Le défi de ce nouveau paradigme est de co-construire, c’est-à-dire tous ensemble, à partir de la vitalité et de l’innovation des citoyens, le monde en devenir. Ce qui implique des comportements d’entraide et de solidarité qui ne sont possibles que si nous agissons à partir de valeurs de paix.

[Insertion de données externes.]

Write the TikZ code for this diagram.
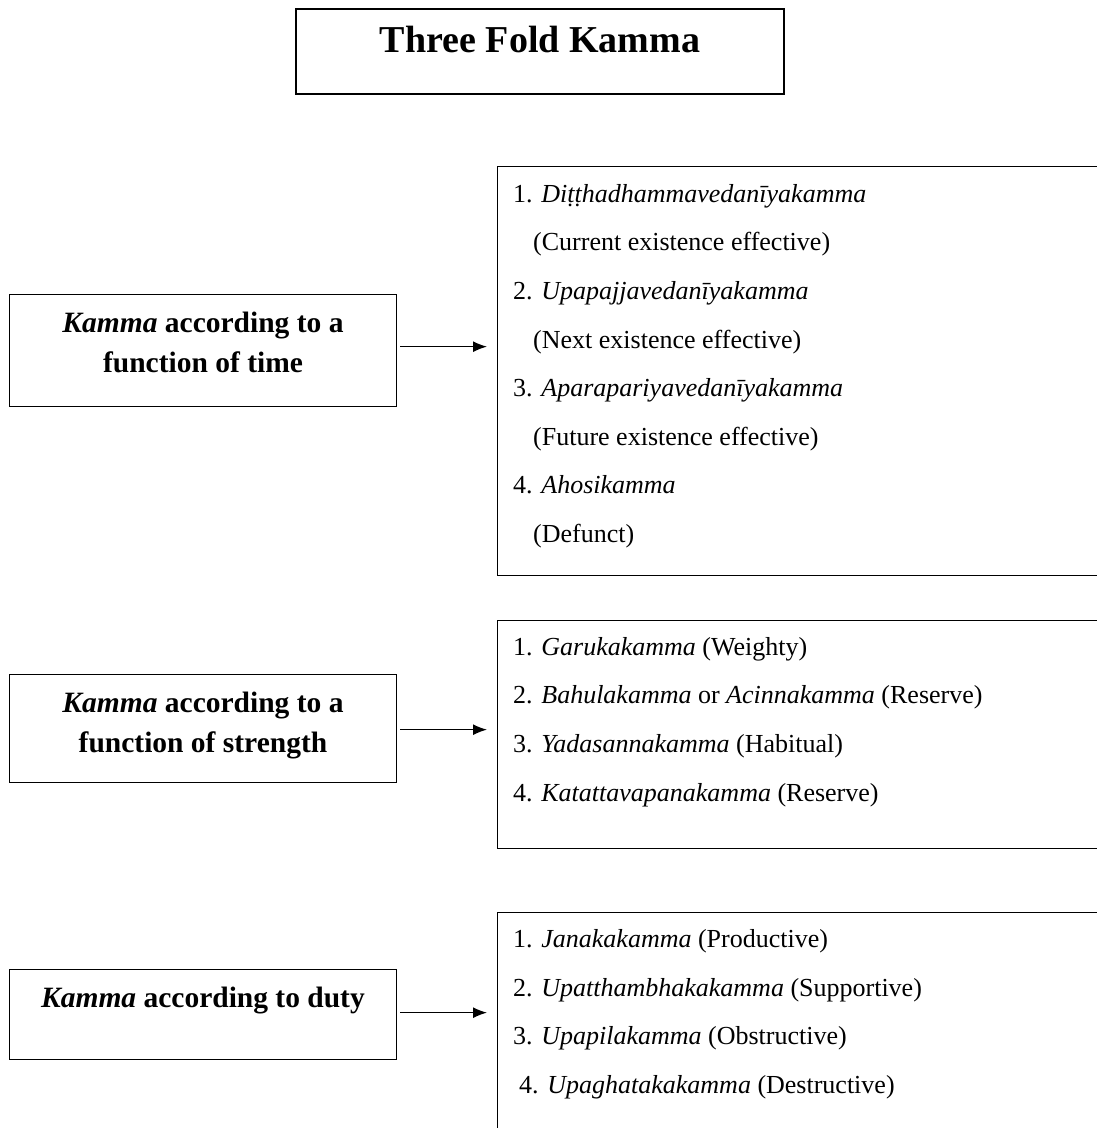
\documentclass[tikz,border=0pt]{standalone}
\usepackage{fontspec}
\setmainfont{Liberation Serif}
\usetikzlibrary{arrows.meta}
\begin{document}
\begin{tikzpicture}[x=1pt,y=-1pt,
  box/.style={draw, line width=1.3pt, inner sep=0pt},
  item/.style={anchor=base west, inner sep=0pt, font=\fontsize{26}{30}\selectfont},
  lbl/.style={anchor=base, inner sep=0pt, font=\fontsize{29.5}{34}\selectfont\bfseries},
  conn/.style={line width=1.3pt, -{Latex[length=14pt,width=11pt]}, shorten <=3pt, shorten >=10pt}]
\useasboundingbox (0,0) rectangle (1097,1128);
% title
\draw[line width=1.3pt] (296,9) rectangle (784,94);
\node[anchor=base, inner sep=0pt, font=\fontsize{38}{44}\selectfont\bfseries] (title) at (540,52) {Three Fold Kamma};
% left boxes
\node[box, minimum width=387pt, minimum height=112pt, anchor=north west] (L1) at (9,294) {};
\node[lbl] (L1a) at (203,332) {\textit{Kamma} according to a};
\node[lbl] (L1b) at (203,372) {function of time};
\node[box, minimum width=387pt, minimum height=108pt, anchor=north west] (L2) at (9,674) {};
\node[lbl] (L2a) at (203,712) {\textit{Kamma} according to a};
\node[lbl] (L2b) at (203,752) {function of strength};
\node[box, minimum width=387pt, minimum height=90pt, anchor=north west] (L3) at (9,969) {};
\node[lbl] (L3a) at (203,1007) {\textit{Kamma} according to duty};
% right boxes
\node[box, minimum width=620pt, minimum height=409pt, anchor=north west] (R1) at (497,166) {};
\node[box, minimum width=620pt, minimum height=228pt, anchor=north west] (R2) at (497,620) {};
\node[box, minimum width=620pt, minimum height=260pt, anchor=north west] (R3) at (497,912) {};
% items box 1
\node[item] (a1) at (513,202) {1. \textit{Diṭṭhadhammavedanīyakamma}};
\node[item] (a1b) at (533,250) {(Current existence effective)};
\node[item] (a2) at (513,299) {2. \textit{Upapajjavedanīyakamma}};
\node[item] (a2b) at (533,348) {(Next existence effective)};
\node[item] (a3) at (513,396) {3. \textit{Aparapariyavedanīyakamma}};
\node[item] (a3b) at (533,445) {(Future existence effective)};
\node[item] (a4) at (513,493) {4. \textit{Ahosikamma}};
\node[item] (a4b) at (533,542) {(Defunct)};
% items box 2
\node[item] (b1) at (513,655) {1. \textit{Garukakamma} (Weighty)};
\node[item] (b2) at (513,703) {2. \textit{Bahulakamma} or \textit{Acinnakamma} (Reserve)};
\node[item] (b3) at (513,752) {3. \textit{Yadasannakamma} (Habitual)};
\node[item] (b4) at (513,801) {4. \textit{Katattavapanakamma} (Reserve)};
% items box 3
\node[item] (c1) at (513,947) {1. \textit{Janakakamma} (Productive)};
\node[item] (c2) at (513,996) {2. \textit{Upatthambhakakamma} (Supportive)};
\node[item] (c3) at (513,1044) {3. \textit{Upapilakamma} (Obstructive)};
\node[item] (c4) at (519,1093) {4. \textit{Upaghatakakamma} (Destructive)};
% connectors
\draw[conn] ([yshift=4pt]L1.east) -- ([yshift=4pt]L1.east -| R1.west);
\draw[conn] ([yshift=-1pt]L2.east) -- ([yshift=-1pt]L2.east -| R2.west);
\draw[conn] ([yshift=2pt]L3.east) -- ([yshift=2pt]L3.east -| R3.west);
\end{tikzpicture}
\end{document}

La physique quantique nous fait sortir de facto du monde duel et binaire dont nous sommes coutumiers. Grâce à elle, nous entrons dans les différentes dimensions (micro et macro) de l’univers où plusieurs réalités peuvent coexister. C’est alors qu’apparaît le ET (lien, reliance, réconciliation), signifiant que plusieurs choses sont possibles en même temps (onde et particule). La manière dont la physique quantique observe le monde rencontre alors celle dont les artisans de paix conçoivent la relation à l’autre pour sortir de la dichotomie et de la guerre. La physique concilie l’espace et le temps, la paix réconcilie les opposants et la complexité tisse les liens entre les disciplines qui éclairent notre avenir. Ainsi chaque composante de notre quotidien nous pousse à concevoir le ET, le lien entre les choses, l’interdépendance des acteurs et de leur environnement.

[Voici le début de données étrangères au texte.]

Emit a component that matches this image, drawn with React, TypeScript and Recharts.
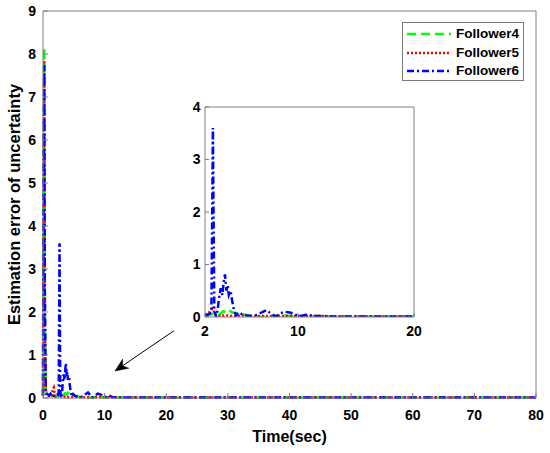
import React from 'react';
import { LineChart, Line, XAxis, YAxis, Legend, ReferenceLine } from 'recharts';

const time = [
  0, 0.1, 0.2, 0.3, 0.45, 0.6, 0.8, 1.0, 1.2, 1.4,
  1.6, 1.75, 1.9, 2.0, 2.2, 2.4, 2.55, 2.68, 2.8, 2.95,
  3.1, 3.2, 3.35, 3.5, 3.6, 3.72, 3.85, 3.95, 4.05, 4.2,
  4.35, 4.5, 4.7, 4.9, 5.2, 5.6, 6.0, 6.5, 6.9, 7.3,
  7.7, 8.1, 8.5, 8.9, 9.4, 9.9, 10.3, 10.8, 11.3, 12,
  13, 14, 16, 18, 20, 25, 30, 35, 40, 45,
  50, 55, 60, 65, 70, 75, 80,
];

const follower4 = [
  0.05, 6.0, 8.15, 2.0, 0.2, 0.12, 0.08, 0.1, 0.06, 0.05,
  0.06, 0.05, 0.04, 0.04, 0.03, 0.04, 0.05, 0.06, 0.05, 0.03,
  0.02, 0.04, 0.07, 0.1, 0.11, 0.1, 0.08, 0.09, 0.12, 0.11,
  0.09, 0.08, 0.07, 0.06, 0.05, 0.04, 0.02, 0.01, 0.0, 0.0,
  0.01, 0.02, 0.03, 0.03, 0.02, 0.02, 0.02, 0.02, 0.02, 0.01,
  0.01, 0.01, 0.01, 0.01, 0.01, 0.01, 0.01, 0.01, 0.01, 0.01,
  0.01, 0.01, 0.01, 0.01, 0.01, 0.01, 0.01,
];

const follower5 = [
  0.05, 5.5, 7.85, 1.6, 0.12, 0.06, 0.04, 0.05, 0.03, 0.05,
  0.2, 0.24, 0.1, 0.04, 0.06, 0.1, 0.14, 0.2, 0.08, 0.03,
  0.02, 0.02, 0.02, 0.03, 0.02, 0.02, 0.02, 0.03, 0.02, 0.02,
  0.02, 0.02, 0.02, 0.02, 0.03, 0.02, 0.02, 0.02, 0.02, 0.02,
  0.02, 0.02, 0.02, 0.02, 0.02, 0.02, 0.02, 0.02, 0.02, 0.02,
  0.01, 0.01, 0.01, 0.01, 0.01, 0.01, 0.01, 0.01, 0.01, 0.01,
  0.01, 0.01, 0.01, 0.01, 0.01, 0.01, 0.01,
];

const follower6 = [
  0.05, 5.0, 7.75, 2.5, 0.2, 0.1, 0.08, 0.06, 0.1, 0.05,
  0.08, 0.05, 0.04, 0.05, 0.04, 0.06, 0.1, 3.6, 0.15, 0.0,
  0.15, 0.35, 0.55, 0.42, 0.65, 0.81, 0.5, 0.6, 0.42, 0.5,
  0.3, 0.12, 0.03, 0.09, 0.05, 0.03, 0.02, 0.04, 0.09, 0.13,
  0.06, 0.01, 0.07, 0.1, 0.08, 0.03, 0.02, 0.05, 0.02, 0.02,
  0.01, 0.01, 0.01, 0.01, 0.01, 0.01, 0.01, 0.01, 0.01, 0.01,
  0.01, 0.01, 0.01, 0.01, 0.01, 0.01, 0.01,
];

const mainXTicks = [0, 10, 20, 30, 40, 50, 60, 70, 80];
const mainYTicks = [0, 1, 2, 3, 4, 5, 6, 7, 8, 9];
const insetXTicks = [2, 10, 20];
const insetYTicks = [0, 1, 2, 3, 4];

const seriesKeys = ['f4', 'f5', 'f6'];
const seriesNames = ['Follower4', 'Follower5', 'Follower6'];
const seriesColors = ['#00ff00', '#ff0000', '#0000ff'];
const seriesDash = ['9 5', '2 2', '7 3 2 3'];

const arrowFrom = { x: 21.25, y: 1.565 };
const arrowTo = { x: 11.68, y: 0.628 };

const data = time.map((t, i) => ({ t, f4: follower4[i], f5: follower5[i], f6: follower6[i] }));
const insetData = data.filter((d) => d.t >= 2 && d.t <= 20);

const FONT = '"Liberation Sans", Arial, sans-serif';
const AX = '#808080';
const tickStyle = { fill: '#000', fontSize: 14, fontWeight: 'bold', fontFamily: FONT };

const ArrowShape = (props: any) => {
  const { x1, y1, x2, y2 } = props;
  if ([x1, y1, x2, y2].some((v) => typeof v !== 'number' || isNaN(v))) return <g />;
  const dx = x2 - x1;
  const dy = y2 - y1;
  const len = Math.sqrt(dx * dx + dy * dy);
  const ux = dx / len;
  const uy = dy / len;
  const px = -uy;
  const py = ux;
  const L = 13;
  const W = 5.5;
  const bx = x2 - ux * L;
  const by = y2 - uy * L;
  const ix = x2 - ux * L * 0.7;
  const iy = y2 - uy * L * 0.7;
  const pts = `${x2},${y2} ${bx + px * W},${by + py * W} ${ix},${iy} ${bx - px * W},${by - py * W}`;
  return (
    <g>
      <line x1={x1} y1={y1} x2={ix} y2={iy} stroke="#000" strokeWidth={1} />
      <polygon points={pts} fill="#000" stroke="#000" strokeWidth={0.5} />
    </g>
  );
};

const LegendBox = () => (
  <div
    style={{
      position: 'relative',
      width: 122,
      height: 59,
      boxSizing: 'border-box',
      border: '1px solid #7a7a7a',
      background: '#fff',
    }}
  >
    {seriesNames.map((name, i) => (
      <div
        key={name}
        style={{
          position: 'absolute',
          left: 0,
          top: 1.5 + i * 18.7,
          height: 18.7,
          display: 'flex',
          alignItems: 'center',
        }}
      >
        <svg width={44} height={4} style={{ marginLeft: 4 }}>
          <line
            x1={0}
            y1={2}
            x2={44}
            y2={2}
            stroke={seriesColors[i]}
            strokeWidth={2.5}
            strokeDasharray={seriesDash[i]}
          />
        </svg>
        <span
          style={{
            marginLeft: 5,
            fontFamily: FONT,
            fontWeight: 'bold',
            fontSize: 13.5,
            color: '#000',
            lineHeight: '18px',
          }}
        >
          {name}
        </span>
      </div>
    ))}
  </div>
);

const renderLines = () =>
  seriesKeys.map((k, i) => (
    <Line
      key={k}
      dataKey={k}
      name={seriesNames[i]}
      type="linear"
      stroke={seriesColors[i]}
      strokeWidth={2.5}
      strokeDasharray={seriesDash[i]}
      dot={false}
      activeDot={false}
      isAnimationActive={false}
    />
  ));

export default function App() {
  return (
    <div style={{ position: 'absolute', left: 0, top: 0, width: 550, height: 453, background: '#fff' }}>
      <LineChart width={550} height={453} data={data} margin={{ top: 10, right: 13, left: 0, bottom: 0 }}>
        <XAxis
          dataKey="t"
          type="number"
          domain={[0, 80]}
          ticks={mainXTicks}
          interval={0}
          height={55}
          tickSize={-5}
          tickMargin={17}
          axisLine={{ stroke: AX }}
          tickLine={{ stroke: AX }}
          tick={tickStyle}
          label={{
            value: 'Time(sec)',
            position: 'insideBottom',
            offset: 11,
            fill: '#000',
            fontSize: 16,
            fontWeight: 'bold',
            fontFamily: FONT,
          }}
        />
        <XAxis
          xAxisId="top"
          orientation="top"
          dataKey="t"
          type="number"
          domain={[0, 80]}
          ticks={mainXTicks}
          interval={0}
          height={1}
          tickSize={-5}
          tick={false}
          axisLine={{ stroke: AX }}
          tickLine={{ stroke: AX }}
        />
        <YAxis
          type="number"
          domain={[0, 9]}
          ticks={mainYTicks}
          interval={0}
          width={43}
          tickSize={-5}
          tickMargin={12}
          axisLine={{ stroke: AX }}
          tickLine={{ stroke: AX }}
          tick={tickStyle}
          label={{
            value: 'Estimation error of uncertainty',
            position: 'center',
            angle: -90,
            dx: -7,
            fill: '#000',
            fontSize: 16.5,
            fontWeight: 'bold',
            fontFamily: FONT,
          }}
        />
        <YAxis
          yAxisId="right"
          orientation="right"
          type="number"
          domain={[0, 9]}
          ticks={mainYTicks}
          interval={0}
          width={1}
          tickSize={-5}
          tick={false}
          axisLine={{ stroke: AX }}
          tickLine={{ stroke: AX }}
        />
        <Legend
          layout="vertical"
          align="center"
          verticalAlign="middle"
          content={() => <LegendBox />}
          wrapperStyle={{ position: 'absolute', left: 402, top: 22, width: 122, height: 59 }}
        />
        {renderLines()}
        <ReferenceLine
          segment={[arrowFrom, arrowTo]}
          stroke="#000"
          ifOverflow="visible"
          shape={ArrowShape}
        />
      </LineChart>

      <div style={{ position: 'absolute', left: 185, top: 100, width: 239, height: 239 }}>
        <LineChart width={239} height={239} data={insetData} margin={{ top: 6, right: 9, left: 0, bottom: 0 }}>
          <XAxis
            dataKey="t"
            type="number"
            domain={[2, 20]}
            ticks={insetXTicks}
            interval={0}
            height={22}
            tickSize={-4}
            tickMargin={13}
            axisLine={{ stroke: AX }}
            tickLine={{ stroke: AX }}
            tick={tickStyle}
            allowDataOverflow
          />
          <XAxis
            xAxisId="top"
            orientation="top"
            dataKey="t"
            type="number"
            domain={[2, 20]}
            ticks={insetXTicks}
            interval={0}
            height={1}
            tickSize={-4}
            tick={false}
            axisLine={{ stroke: AX }}
            tickLine={{ stroke: AX }}
          />
          <YAxis
            type="number"
            domain={[0, 4]}
            ticks={insetYTicks}
            interval={0}
            width={20}
            tickSize={-4}
            tickMargin={8.5}
            axisLine={{ stroke: AX }}
            tickLine={{ stroke: AX }}
            tick={tickStyle}
            allowDataOverflow
          />
          <YAxis
            yAxisId="right"
            orientation="right"
            type="number"
            domain={[0, 4]}
            ticks={insetYTicks}
            interval={0}
            width={1}
            tickSize={-4}
            tick={false}
            axisLine={{ stroke: AX }}
            tickLine={{ stroke: AX }}
          />
          {renderLines()}
        </LineChart>
      </div>
    </div>
  );
}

Ce changement de pensée radical consistant à passer des valeurs de guerre à celles de paix ne s’est pas opéré en un jour. Nous avons voulu restituer ce lent cheminement qu’il a fallu à notre conscience pour évoluer et passer d’une logique de guerre aux effets dévastateurs, que ce soit pour les êtres humains ou pour la nature, à celle de paix qui sous-tend les attitudes de coopération et de solidarité nécessaires pour gérer la complexité de notre monde globalisé. Après avoir passé des siècles à nous détacher des déterminismes de la nature et parvenir fièrement à la contrôler, voilà que nous avons pris conscience des errances dans lesquelles nous ont conduit cette arrogante séparation des lois de la nature. Aujourd’hui, la crise systémique et les effets environnementaux de nos excès (pollution, gaspillage des ressources naturelles) nous font prendre conscience de notre inscription incontounable dans le règne du vivant. C’est alors la montée de l’écologie : mode de pensée et surtout actions multiples pour modifier notre environnement et nos habitudes.

C’est en identifiant les valeurs qui nourrissent les civilisations que nous pouvons comprendre les racines des métamorphoses et les changements de paradigme.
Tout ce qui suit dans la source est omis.